- Location: Småland, Sweden; 57°22′N 16°15′E﻿ / ﻿57.367°N 16.250°E;

Impact crater structure
- Confidence: Confirmed
- Diameter: 1.2 km (0.75 mi)
- Age: 443-470 Ma Ordovician
- Exposed: Yes
- Drilled: No
- Bolide type: Chondrite Ordovician meteor event?

= Hummeln structure =

Impact crater in Sweden

The Hummeln structure was confirmed, in 2015, as an impact crater in Småland province, Sweden. It is a 1.2 km wide depression within Lake Hummeln and is estimated to have formed between 470 and 443 Ma ago, during the Ordovician.

== Description ==
The depression was first described in 1826 but was considered to be the result of volcanism or tectonics.

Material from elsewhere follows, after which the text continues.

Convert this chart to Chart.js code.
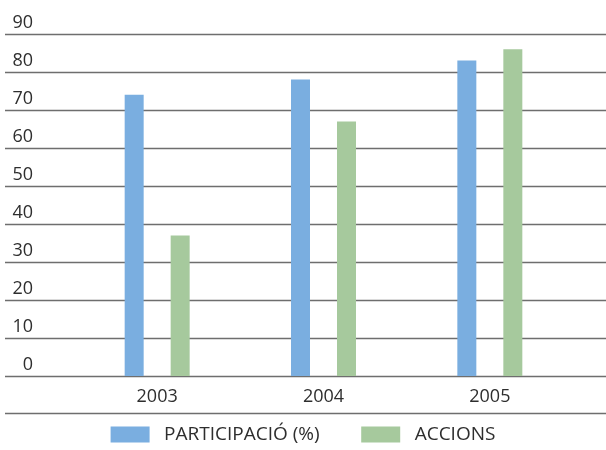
<!DOCTYPE html>
<html>
<head>
<meta charset="utf-8">
<script src="https://cdn.jsdelivr.net/npm/chart.js@4"></script>
<style>
  html, body { margin: 0; padding: 0; background: #fff; }
  #wrap { width: 606px; height: 450px; }
</style>
</head>
<body>
<div id="wrap"><canvas id="chart" width="606" height="450"></canvas></div>
<script>
// dades
const anys = ["2003", "2004", "2005"];
const participacio = [74, 78, 83];
const accions = [37, 67, 86];
const nomSeries = ["PARTICIPACIÓ (%)", "ACCIONS"];

const textColor = "#2e2e2e";
const lineColor = "#6e6e6e";

// linies horitzontals a tota l'amplada, i linia sota els anys
const liniesPlugin = {
  id: "linies",
  beforeDatasetsDraw(chart) {
    const ctx = chart.ctx;
    const y = chart.scales.y;
    const x = chart.scales.x;
    ctx.save();
    ctx.strokeStyle = lineColor;
    ctx.lineWidth = 1.3;
    y.ticks.forEach(t => {
      const py = Math.round(y.getPixelForValue(t.value)) + 0.5;
      ctx.beginPath();
      ctx.moveTo(5, py);
      ctx.lineTo(chart.width, py);
      ctx.stroke();
    });
    const pb = Math.round(x.bottom) + 0.5;
    ctx.beginPath();
    ctx.moveTo(5, pb);
    ctx.lineTo(chart.width, pb);
    ctx.stroke();
    ctx.restore();
  }
};

let chart = new Chart(document.getElementById("chart").getContext("2d"), {
  type: "bar",
  data: {
    labels: anys,
    datasets: [
      { label: nomSeries[0], data: participacio, backgroundColor: "#7aaee0" },
      { label: nomSeries[1], data: accions, backgroundColor: "#a6c99d" },
    ],
  },
  options: {
    responsive: false,
    animation: false,
    layout: { padding: { left: 5, right: 5, top: 34, bottom: 0 } },
    datasets: {
      bar: { categoryPercentage: 0.553, barPercentage: 0.413 },
    },
    scales: {
      x: {
        grid: { display: false, drawTicks: false },
        border: { display: false },
        ticks: {
          color: textColor,
          font: { family: "Open Sans", size: 18 },
          padding: 10,
        },
        afterFit(s) {
          s.height = 37;
          s.paddingLeft = 0;
          s.paddingRight = 0;
        },
      },
      y: {
        min: 0,
        max: 90,
        grid: { display: false, drawTicks: false },
        border: { display: false },
        ticks: {
          stepSize: 10,
          color: textColor,
          font: { family: "Open Sans", size: 18 },
          padding: 41,
          labelOffset: -11,
        },
        afterFit(s) {
          s.width = 69;
          s.paddingTop = 0;
          s.paddingBottom = 0;
        },
      },
      // eix buit a la dreta, només per deixar marge
      marge: {
        position: "right",
        grid: { display: false, drawTicks: false },
        border: { display: false },
        ticks: { display: false },
        afterFit(s) {
          s.width = 28;
          s.paddingTop = 0;
          s.paddingBottom = 0;
        },
      },
    },
    plugins: {
      tooltip: { enabled: false },
      legend: {
        position: "bottom",
        maxHeight: 37,
        labels: {
          color: textColor,
          font: { family: "Open Sans", size: 19 },
          boxWidth: 39,
          boxHeight: 16,
          padding: 12,
          generateLabels(c) {
            return Chart.defaults.plugins.legend.labels.generateLabels(c)
              .map((l, i) => ({
                ...l,
                text: " " + l.text + (i === 0 ? "      " : ""),
                lineWidth: 0,
              }));
          },
        },
      },
    },
  },
  plugins: [liniesPlugin],
});
</script>
</body>
</html>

In the 1960s, mapping of the lake topography gave the first hints of an impact event. More conclusive evidence was found recently when scientists from Lund University, while trying to get to nearby Siljan crater, found shocked quartz around the lake. Further investigation led to more details such as breccia that firmly established the structure's impact nature.

It has also been suggested that this structure, the nearby Granby crater, and other coeval small craters in Baltoscandia may be connected to the Ordovician meteor event of 470 Ma.